A book seemingly about the most sought-after bourbon in the world is actually about so much more. For me, it contains lessons about fathers and sons.

By Cary Littlejohn

I recently listened to Brian Koppelman's latest podcast episode where he interviewed Wright Thompson before the release of the paperback version of his book, Pappyland.

It's a wide-ranging discussion: writing and the power of words, the lure of nostalgia, whiskey, horses, the South, and family, specifically fathers.

Wright and his father. Julian Van Winkle III, the third-generation namesake of Pappy Van Winkle bourbon, and his father, Julian Jr.
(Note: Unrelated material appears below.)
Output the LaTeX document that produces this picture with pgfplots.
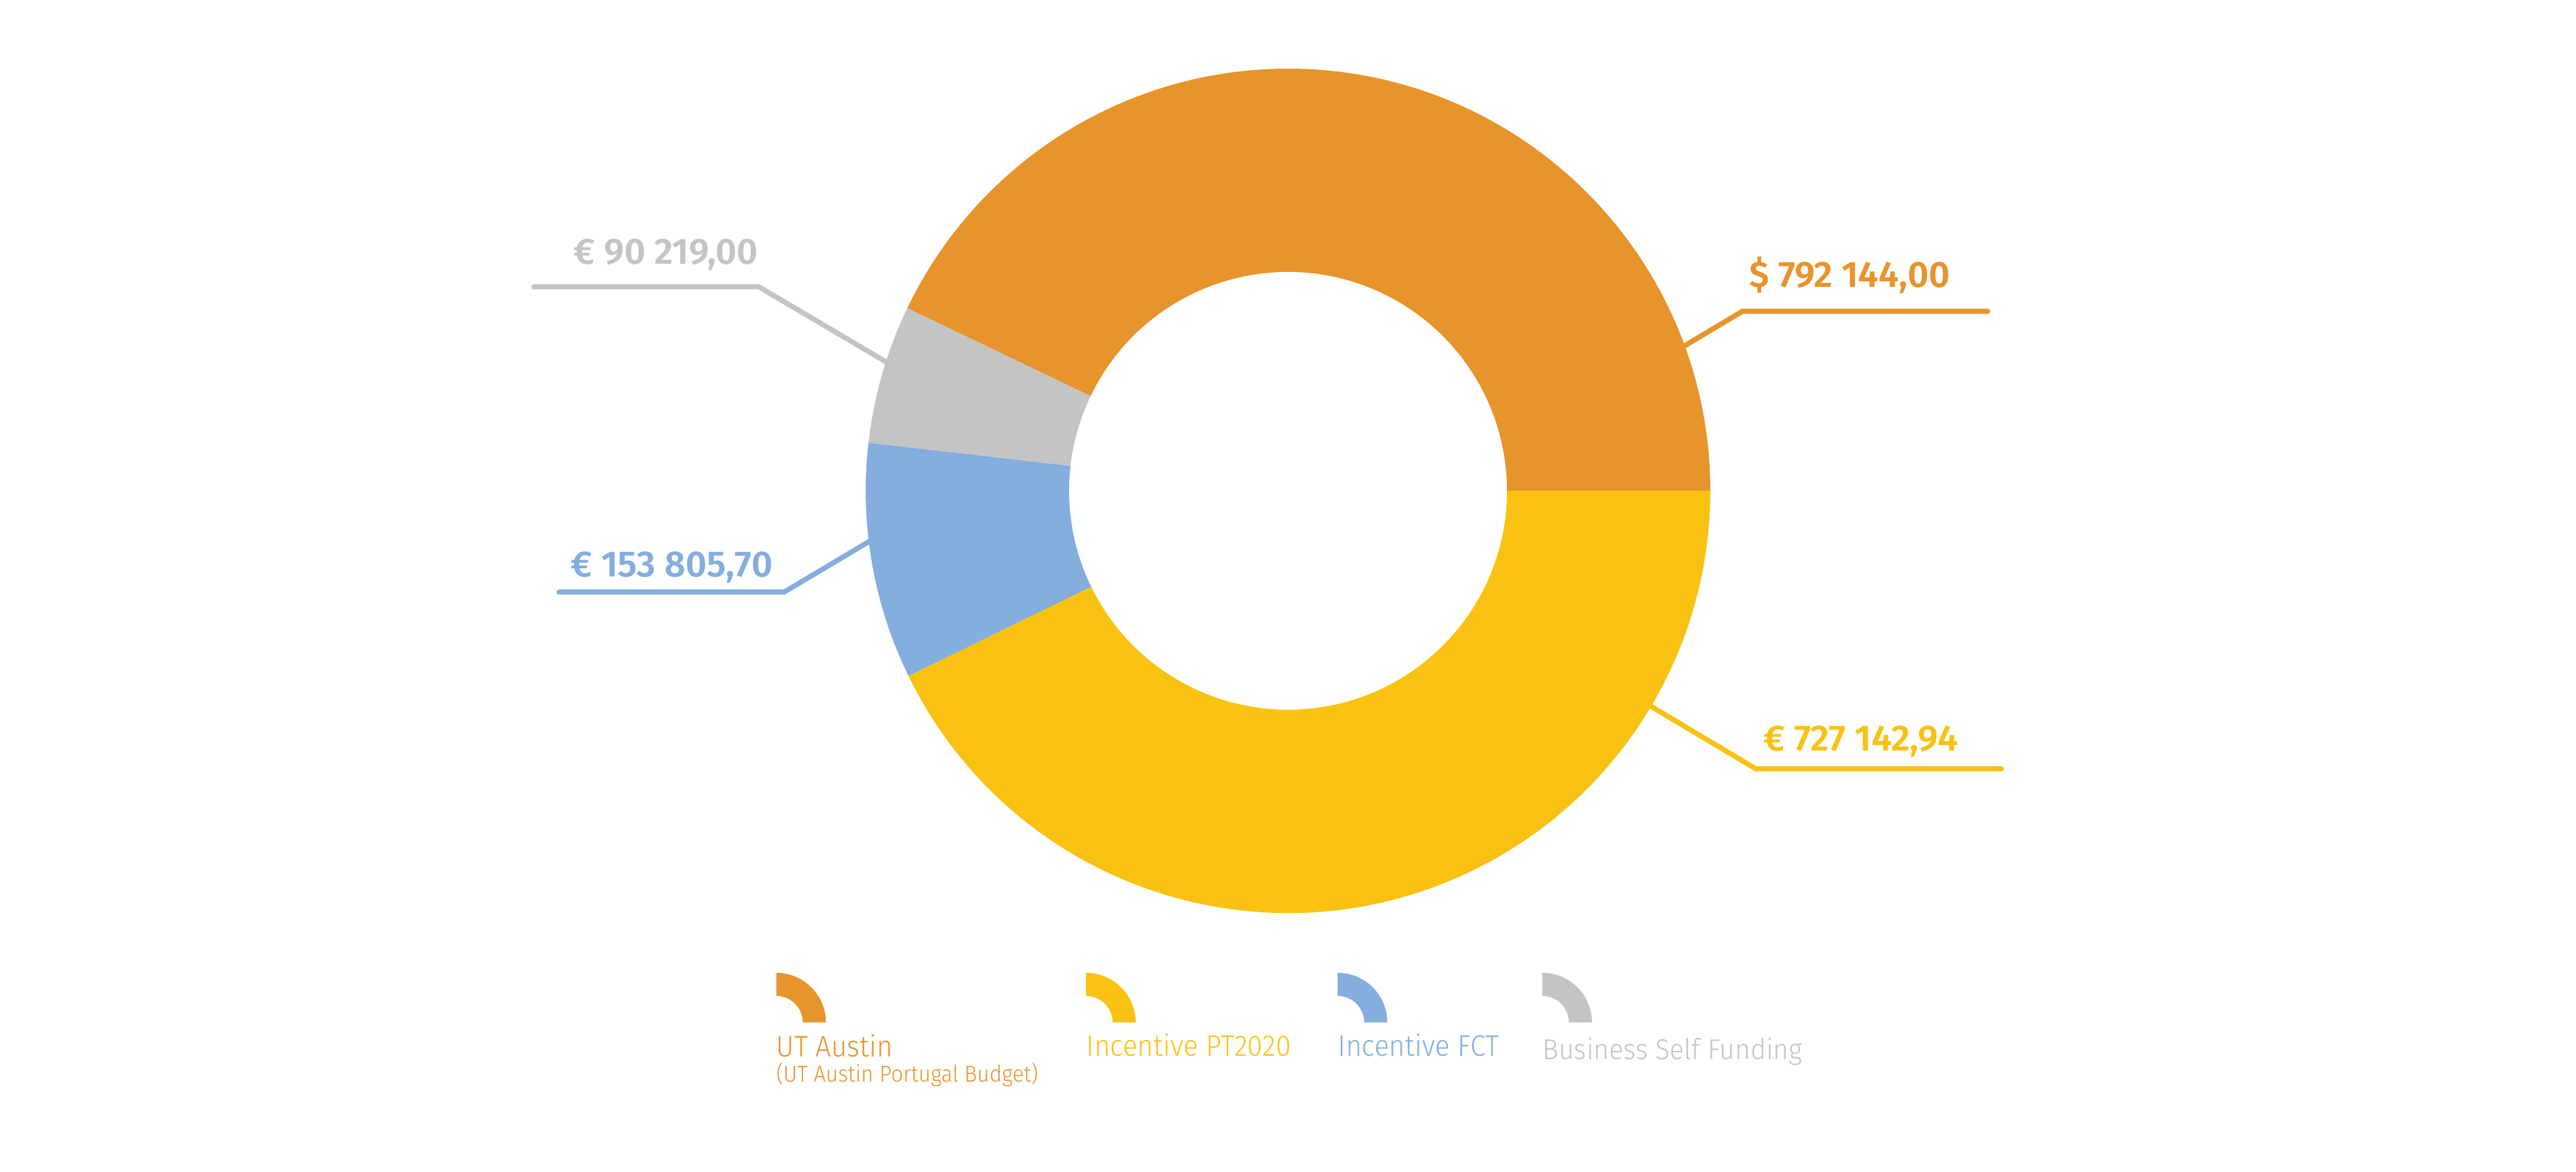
\documentclass[border=0pt]{standalone}
\usepackage{pgfplots}
\pgfplotsset{compat=1.18}
\usepackage{fontspec}
\setmainfont{Fira Sans}[UprightFont=* Light, BoldFont=* SemiBold]
\newfontfamily\legfont{Fira Sans}[UprightFont=* Light, FakeStretch=0.93]

\definecolor{cUT}{HTML}{E6942B}
\definecolor{cPT}{HTML}{F9C213}
\definecolor{cFCT}{HTML}{83AEDE}
\definecolor{cSelf}{HTML}{C4C4C4}

% slice values in euro (UT Austin: euro equivalent of $ 792 144,00, read off its angle)
\def\vUT{729000}
\def\vSelf{90219.00}
\def\vFCT{153805.70}
\def\vPT{727142.94}
\edef\tot{\fpeval{\vUT+\vSelf+\vFCT+\vPT}}
\edef\aA{\fpeval{360*\vUT/\tot}}
\edef\aB{\fpeval{\aA+360*\vSelf/\tot}}
\edef\aC{\fpeval{\aB+360*\vFCT/\tot}}

% ring segment: colour, start angle, end angle, centre x, centre y, outer r, inner r (mm)
\newcommand\ring[7]{%
  \fill[#1] ([shift={(#2:#6mm)}]axis cs:#4,#5)
    arc[start angle=#2, end angle=#3, radius=#6mm]
    -- ([shift={(#3:#7mm)}]axis cs:#4,#5)
    arc[start angle=#3, end angle=#2, radius=#7mm] -- cycle;}

\newcommand\lab{\fontsize{15.3}{18}\selectfont\bfseries}
\newcommand\leg{\legfont\fontsize{12.4}{15}\selectfont}
\newcommand\legsub{\legfont\fontsize{9.6}{12}\selectfont}

\begin{document}
\begin{tikzpicture}
\begin{axis}[x=0.1mm, y=0.1mm, xmin=0, xmax=3788, ymin=0, ymax=1724,
  hide axis, clip=false]
\path (axis cs:0,0) rectangle (axis cs:3788,1724);

% leader lines
\begin{scope}[line width=0.75mm, line cap=round]
\draw[cUT]   (axis cs:2455,1202) -- (axis cs:2562,1266) -- (axis cs:2923,1266);
\draw[cPT]   (axis cs:2411,695)  -- (axis cs:2582,593)  -- (axis cs:2943,593);
\draw[cSelf] (axis cs:1321,1181) -- (axis cs:1116,1302) -- (axis cs:785,1302);
\draw[cFCT]  (axis cs:1294,937)  -- (axis cs:1153,853)  -- (axis cs:822,853);
\end{scope}

% donut
\ring{cUT}{0}{\aA}{1894}{1002}{62.1}{32.2}
\ring{cSelf}{\aA}{\aB}{1894}{1002}{62.1}{32.2}
\ring{cFCT}{\aB}{\aC}{1894}{1002}{62.1}{32.2}
\ring{cPT}{\aC}{360}{1894}{1002}{62.1}{32.2}

% value labels
\node[anchor=base west, inner sep=0, text=cUT, font=\lab]   at (axis cs:2572,1301) {\$ 792 144,00};
\node[anchor=base west, inner sep=0, text=cPT, font=\lab]   at (axis cs:2593,619)  {€ 727 142,94};
\node[anchor=base west, inner sep=0, text=cSelf, font=\lab] at (axis cs:843,1335)  {€ 90 219,00};
\node[anchor=base west, inner sep=0, text=cFCT, font=\lab]  at (axis cs:839,875)   {€ 153 805,70};

% legend
\ring{cUT}{0}{90}{1141.5}{220}{7.3}{3.9}
\ring{cPT}{0}{90}{1597}{220}{7.3}{3.9}
\ring{cFCT}{0}{90}{1967}{220}{7.3}{3.9}
\ring{cSelf}{0}{90}{2268}{220}{7.3}{3.9}
\node[anchor=base west, inner sep=0, text=cUT, font=\leg]    at (axis cs:1141,169) {UT Austin};
\node[anchor=base west, inner sep=0, text=cUT, font=\legsub] at (axis cs:1141,132) {(UT Austin Portugal Budget)};
\node[anchor=base west, inner sep=0, text=cPT, font=\leg]    at (axis cs:1597,170) {Incentive PT2020};
\node[anchor=base west, inner sep=0, text=cFCT, font=\leg]   at (axis cs:1967,170) {Incentive FCT};
\node[anchor=base west, inner sep=0, text=cSelf, font=\legfont\fontsize{12}{15}\selectfont] at (axis cs:2268,165) {Business Self Funding};
\end{axis}
\end{tikzpicture}
\end{document}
Wright as he became a father.

I looked to those pages of Pappyland not to find my father, but rather how to think about my relationship to my father, who died six weeks ago, and how I might one day figure out how to write about him.
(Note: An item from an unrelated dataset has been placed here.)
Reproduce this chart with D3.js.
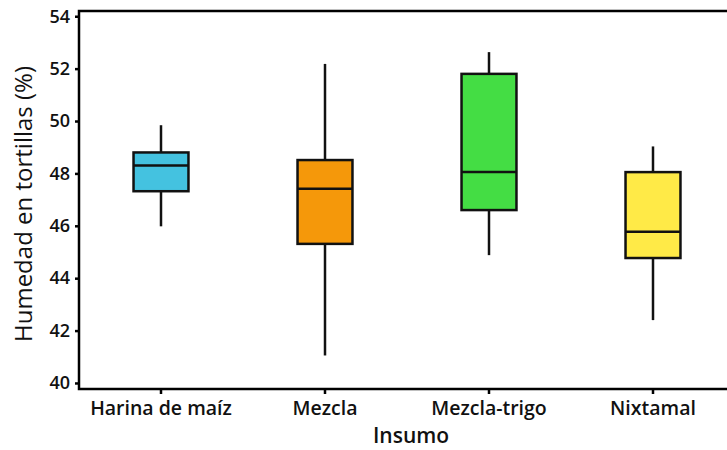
<!DOCTYPE html>
<html>
<head>
<meta charset="utf-8">
<script src="https://cdn.jsdelivr.net/npm/d3@7"></script>
<style>
  body { margin: 0; background: #fff; }
  svg { display: block; font-family: "Open Sans", sans-serif; }
</style>
</head>
<body>
<div class="chart"></div>
<script>
const categories = ["Harina de maíz", "Mezcla", "Mezcla-trigo", "Nixtamal"];
const whiskerLow = [45.98, 41.05, 44.88, 42.40];
const q1 = [47.32, 45.31, 46.60, 44.77];
const median = [48.30, 47.41, 48.05, 45.77];
const q3 = [48.80, 48.51, 51.80, 48.05];
const whiskerHigh = [49.84, 52.18, 52.63, 49.03];
const colors = ["#44c2e0", "#f5980a", "#44dd44", "#ffea47"];
const yTicks = [40, 42, 44, 46, 48, 50, 52, 54];

const WIDTH = 727, HEIGHT = 450;
const margin = {left: 79, right: -8, top: 11, bottom: 61};

const boxes = categories.map((c, i) => ({
  name: c, lo: whiskerLow[i], q1: q1[i], med: median[i], q3: q3[i], hi: whiskerHigh[i], color: colors[i]
}));

const svg = d3.select(".chart").append("svg")
  .attr("width", WIDTH)
  .attr("height", HEIGHT);

const x = d3.scaleBand()
  .domain(categories)
  .range([margin.left, WIDTH - margin.right]);

const y = d3.scaleLinear()
  .domain([39.77, 54.2])
  .range([HEIGHT - margin.bottom, margin.top]);

const boxW = x.bandwidth() * 0.335;

// panel frame
svg.append("rect")
  .attr("x", margin.left)
  .attr("y", margin.top)
  .attr("width", WIDTH - margin.right - margin.left)
  .attr("height", HEIGHT - margin.bottom - margin.top)
  .attr("fill", "none")
  .attr("stroke", "#000")
  .attr("stroke-width", 2.5);

const g = svg.selectAll("g.box").data(boxes).enter().append("g")
  .attr("class", "box")
  .attr("transform", d => `translate(${x(d.name) + x.bandwidth() / 2},0)`);

// whiskers
g.append("line")
  .attr("x1", 0).attr("x2", 0)
  .attr("y1", d => y(d.hi)).attr("y2", d => y(d.q3))
  .attr("stroke", "#111").attr("stroke-width", 2.5);
g.append("line")
  .attr("x1", 0).attr("x2", 0)
  .attr("y1", d => y(d.q1)).attr("y2", d => y(d.lo))
  .attr("stroke", "#111").attr("stroke-width", 2.5);

g.append("rect")
  .attr("x", -boxW / 2)
  .attr("y", d => y(d.q3))
  .attr("width", boxW)
  .attr("height", d => y(d.q1) - y(d.q3))
  .attr("fill", d => d.color)
  .attr("stroke", "#111")
  .attr("stroke-width", 2.5);

g.append("line")
  .attr("x1", -boxW / 2).attr("x2", boxW / 2)
  .attr("y1", d => y(d.med)).attr("y2", d => y(d.med))
  .attr("stroke", "#111").attr("stroke-width", 2.5);

// axes
const yAxis = svg.append("g")
  .attr("transform", `translate(${margin.left},0)`)
  .call(d3.axisLeft(y).tickValues(yTicks).tickSize(4).tickPadding(5));
const xAxis = svg.append("g")
  .attr("transform", `translate(0,${HEIGHT - margin.bottom})`)
  .call(d3.axisBottom(x).tickSize(5).tickPadding(7));

[yAxis, xAxis].forEach(a => {
  a.select(".domain").remove();
  a.selectAll(".tick line").attr("stroke", "#000").attr("stroke-width", 2.5);
  a.selectAll(".tick text")
    .attr("fill", "#111")
    .style("font-weight", 600)
    .style("font-family", "'Open Sans', sans-serif");
});
yAxis.selectAll(".tick text").style("font-size", "18px");
xAxis.selectAll(".tick text").style("font-size", "19.5px");

svg.append("text")
  .attr("x", 411)
  .attr("y", 443)
  .attr("text-anchor", "middle")
  .style("font-size", "21px")
  .style("font-weight", 600)
  .attr("fill", "#111")
  .text("Insumo");

svg.append("text")
  .attr("transform", `translate(32,204) rotate(-90)`)
  .attr("text-anchor", "middle")
  .style("font-size", "24px")
  .style("font-weight", 500)
  .attr("fill", "#111")
  .text("Humedad en tortillas (%)");
</script>
</body>
</html>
Whether through fiction or essays, I have no doubt I'll put him on the page at some point. Here are some of the lines that made me feel less alone at the prospect of sitting down one day with just a blank page and the ghost of my dad.

"Julian and his dad were men of different times. That's how it is with fathers and sons. The act of spanning a generational divide is the single most important thing either person will do in their lifetime; the relationship depends on making that leap successfully."
"Most every man competes with his father and imitates his father, lives in fear of disappointing , and craves approval, and on the extreme ends of a potentially fraught relationship, a man often spends his entire adult life trying to be exactly like his father or nothing like him."
"I'd heard a lot of stories about Mr. Julian [Van Winkle Jr.], read a lot about him, too, and it seemed pretty clear that Sally [Van Winkle Campbell (his daughter)] made a conscious decision in her book [But Always Fine Bourbon] to write about the best side of a complicated man. I understood completely. I've written about my father a lot, too, and while I am not ashamed of his flaws, I did think it was my right to focus on the parts that rang most true to me. It was my job as a firstborn son to protect him in death as I had been unable to do in life."